*Your objective*: Start at the line containing "Give me the Chart.js source for this chart.", stop at the line containing "['submental', 'submandibular', 'retroorbital'];", and set down every line in that stretch exactly as written, and nothing else.

*Records provided*:

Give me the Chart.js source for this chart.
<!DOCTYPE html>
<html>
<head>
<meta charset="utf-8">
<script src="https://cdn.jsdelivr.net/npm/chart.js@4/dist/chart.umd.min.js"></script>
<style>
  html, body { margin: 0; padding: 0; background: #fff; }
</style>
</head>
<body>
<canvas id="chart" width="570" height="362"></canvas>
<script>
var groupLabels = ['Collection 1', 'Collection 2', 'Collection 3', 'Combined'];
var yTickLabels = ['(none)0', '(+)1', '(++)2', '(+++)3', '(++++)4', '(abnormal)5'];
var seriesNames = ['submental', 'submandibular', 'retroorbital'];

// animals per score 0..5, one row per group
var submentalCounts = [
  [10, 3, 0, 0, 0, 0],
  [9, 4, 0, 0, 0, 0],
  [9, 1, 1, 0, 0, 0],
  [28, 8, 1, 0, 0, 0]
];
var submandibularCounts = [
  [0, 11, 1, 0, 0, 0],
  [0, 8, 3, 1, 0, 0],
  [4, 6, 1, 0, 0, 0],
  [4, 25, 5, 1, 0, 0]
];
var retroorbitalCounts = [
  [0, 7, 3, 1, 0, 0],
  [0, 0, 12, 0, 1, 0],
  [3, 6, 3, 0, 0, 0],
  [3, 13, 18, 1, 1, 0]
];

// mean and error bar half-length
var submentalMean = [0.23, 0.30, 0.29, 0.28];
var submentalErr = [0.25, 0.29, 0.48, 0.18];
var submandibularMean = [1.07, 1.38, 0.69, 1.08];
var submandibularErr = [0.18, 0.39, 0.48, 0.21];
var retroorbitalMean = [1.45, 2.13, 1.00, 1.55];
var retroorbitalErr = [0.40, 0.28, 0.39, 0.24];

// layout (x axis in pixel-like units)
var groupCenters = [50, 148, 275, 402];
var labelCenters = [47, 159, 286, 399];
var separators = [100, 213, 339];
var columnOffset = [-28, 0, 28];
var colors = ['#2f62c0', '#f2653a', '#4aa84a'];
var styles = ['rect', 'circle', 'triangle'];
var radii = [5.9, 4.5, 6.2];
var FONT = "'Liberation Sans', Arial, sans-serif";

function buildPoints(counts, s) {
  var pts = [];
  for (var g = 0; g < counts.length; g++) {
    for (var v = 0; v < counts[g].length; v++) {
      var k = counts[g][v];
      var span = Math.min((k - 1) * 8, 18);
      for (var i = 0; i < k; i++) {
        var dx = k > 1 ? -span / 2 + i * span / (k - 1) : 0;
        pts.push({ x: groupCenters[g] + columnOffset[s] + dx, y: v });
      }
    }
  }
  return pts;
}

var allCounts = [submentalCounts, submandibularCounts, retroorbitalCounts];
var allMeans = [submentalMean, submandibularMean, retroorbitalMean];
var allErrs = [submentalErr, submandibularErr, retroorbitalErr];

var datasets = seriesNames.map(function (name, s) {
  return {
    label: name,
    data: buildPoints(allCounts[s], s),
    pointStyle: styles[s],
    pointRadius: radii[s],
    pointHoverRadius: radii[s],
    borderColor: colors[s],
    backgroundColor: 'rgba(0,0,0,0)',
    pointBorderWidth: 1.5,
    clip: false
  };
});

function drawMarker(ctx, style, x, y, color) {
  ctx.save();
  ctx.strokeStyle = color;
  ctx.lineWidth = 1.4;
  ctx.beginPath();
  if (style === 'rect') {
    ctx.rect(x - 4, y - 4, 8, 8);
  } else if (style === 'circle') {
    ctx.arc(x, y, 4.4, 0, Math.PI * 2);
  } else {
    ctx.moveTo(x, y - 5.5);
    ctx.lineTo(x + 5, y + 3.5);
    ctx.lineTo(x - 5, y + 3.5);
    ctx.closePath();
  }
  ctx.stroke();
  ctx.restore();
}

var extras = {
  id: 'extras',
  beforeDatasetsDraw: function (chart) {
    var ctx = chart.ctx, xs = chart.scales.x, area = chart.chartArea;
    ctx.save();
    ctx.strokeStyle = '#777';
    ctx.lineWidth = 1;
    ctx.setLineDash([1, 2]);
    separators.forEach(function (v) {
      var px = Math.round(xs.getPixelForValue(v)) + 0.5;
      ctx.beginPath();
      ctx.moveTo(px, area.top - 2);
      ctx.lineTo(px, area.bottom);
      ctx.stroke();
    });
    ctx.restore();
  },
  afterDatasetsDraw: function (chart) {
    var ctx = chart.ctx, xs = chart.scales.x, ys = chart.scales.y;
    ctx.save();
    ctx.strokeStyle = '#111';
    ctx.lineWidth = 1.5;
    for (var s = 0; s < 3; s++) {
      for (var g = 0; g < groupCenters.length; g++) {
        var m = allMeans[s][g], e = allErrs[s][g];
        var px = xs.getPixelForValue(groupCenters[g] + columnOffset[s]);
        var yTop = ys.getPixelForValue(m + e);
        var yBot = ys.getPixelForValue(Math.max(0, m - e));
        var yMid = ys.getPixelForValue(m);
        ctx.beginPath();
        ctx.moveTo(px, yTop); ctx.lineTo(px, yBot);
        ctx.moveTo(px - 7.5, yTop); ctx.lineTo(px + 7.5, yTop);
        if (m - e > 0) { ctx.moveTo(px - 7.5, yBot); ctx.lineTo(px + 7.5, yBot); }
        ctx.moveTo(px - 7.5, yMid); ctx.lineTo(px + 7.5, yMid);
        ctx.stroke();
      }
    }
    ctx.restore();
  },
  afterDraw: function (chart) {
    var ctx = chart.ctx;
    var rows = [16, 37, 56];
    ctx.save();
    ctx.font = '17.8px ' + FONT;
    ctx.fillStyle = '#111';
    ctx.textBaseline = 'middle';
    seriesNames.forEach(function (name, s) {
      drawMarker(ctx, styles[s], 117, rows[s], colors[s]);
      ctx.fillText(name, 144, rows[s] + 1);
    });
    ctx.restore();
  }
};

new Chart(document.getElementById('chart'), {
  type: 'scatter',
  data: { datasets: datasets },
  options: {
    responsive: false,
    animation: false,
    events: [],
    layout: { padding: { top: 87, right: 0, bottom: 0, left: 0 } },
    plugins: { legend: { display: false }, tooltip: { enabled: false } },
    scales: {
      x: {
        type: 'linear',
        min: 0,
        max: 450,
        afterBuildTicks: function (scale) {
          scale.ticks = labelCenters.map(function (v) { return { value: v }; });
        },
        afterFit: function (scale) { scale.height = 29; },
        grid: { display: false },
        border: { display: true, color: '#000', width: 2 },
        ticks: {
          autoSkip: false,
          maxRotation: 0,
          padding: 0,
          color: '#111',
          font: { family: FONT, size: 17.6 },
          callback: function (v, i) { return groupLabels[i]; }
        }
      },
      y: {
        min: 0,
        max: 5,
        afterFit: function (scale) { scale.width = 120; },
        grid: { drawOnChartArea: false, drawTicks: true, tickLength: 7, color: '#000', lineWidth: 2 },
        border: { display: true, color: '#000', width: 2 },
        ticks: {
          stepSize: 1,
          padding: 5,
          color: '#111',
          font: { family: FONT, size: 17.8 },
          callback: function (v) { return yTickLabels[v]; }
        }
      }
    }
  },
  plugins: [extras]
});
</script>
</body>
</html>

* * *

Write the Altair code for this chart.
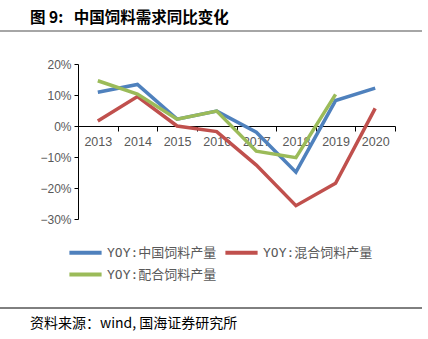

*Answer to the exercise*:
Give me the Chart.js source for this chart.
<!DOCTYPE html>
<html>
<head>
<meta charset="utf-8">
<script src="https://cdn.jsdelivr.net/npm/chart.js@4/dist/chart.umd.min.js"></script>
<style>
  html, body { margin: 0; padding: 0; background: #fff; }
</style>
</head>
<body>
<canvas id="chart" width="570" height="362"></canvas>
<script>
var groupLabels = ['Collection 1', 'Collection 2', 'Collection 3', 'Combined'];
var yTickLabels = ['(none)0', '(+)1', '(++)2', '(+++)3', '(++++)4', '(abnormal)5'];
var seriesNames = ['submental', 'submandibular', 'retroorbital'];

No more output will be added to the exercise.